Celui qui rêve de l'infini infundibuliforme est un « incinéré vivant ». Le réel est sa sépulture cinéraire, son ineffable cavurne.

(Fernand Delaunay, Glomérules)

Agueusie sélective

 

On peut lire dans les Analectes que Confucius, comme il écoutait l'exécution d'une pièce de musique ancienne (l'Hymne du couronnement de Chouenn), fut pris d'une émotion si intense « qu'il en oublia le goût de la viande pendant trois mois ». Qu'un émoi artistique puisse provoquer une perte momentanée du goût, cela peut encore se concevoir, mais pourquoi spécialement de la viande ? En vérité, ce que montre cette histoire d'agueusie sélective est que les voies du pachynihil sont impénétrables.

(Fernand Delaunay, Glomérules)

L'ivresse de fouir

 

L'homme du nihil a mis au point une formule efficace pour supporter sans trop de peine l'écoulement du temps : il creuse des galeries. Pas dans le bois mort du vocable, non, mais dans la terre, comme une taupe ! Il fouit !
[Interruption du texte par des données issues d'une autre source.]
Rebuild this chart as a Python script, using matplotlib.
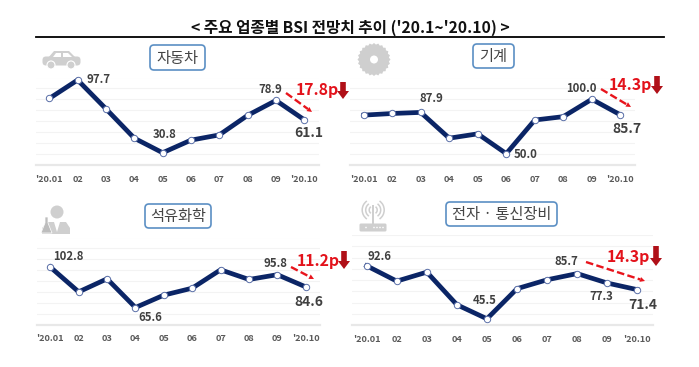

(Fernand Delaunay, Glomérules)

Cet emmanché de Godot

 

La patience est une qualité qui fait absolument défaut au nihilique. C'est pourtant celle dont il doit faire preuve jour après jour puisque sa vie se résume à une longue attente (de quoi ?) et qu'on n'y rencontre pas plus d'événements qu'il n'y a — en général — de beurre au prose.

(Fernand Delaunay, Glomérules)

Ô bonheur suprême ! Ô joie ineffable !


Dans ses meilleurs moments, la vie atteint à une sorte de sublimité porcine (un peu comme le masque mortuaire de Martin Luther, si l'on veut aller par là).

(Fernand Delaunay, Glomérules)

mardi 17 mai 2022

Un olibrius

 

Plutôt que de « faire la teuf » et de « fumer de la weed » pour oublier qu'il est mortel, l'homme du nihil a choisi la solution — à vrai dire tout aussi inefficace — de s'enfoncer dans une tristesse de coléoptère.

(Fernand Delaunay, Glomérules)

Salop de temps

 

Rien n'invite tant à la mélancolie que de jeter un coup d'œil dans un miroir. Cette gueule  ! Il n'y a pas à dire, le temps est un beau salop... Pourtant, d'après Nonnos de Panopolis, le dieu Chronos naquit du néant, ce qui aurait dû lui conférer une certaine débonnaireté. Mais va te faire fiche  ! Puisque c'est ainsi : fuir les surfaces réfléchissantes comme la peste.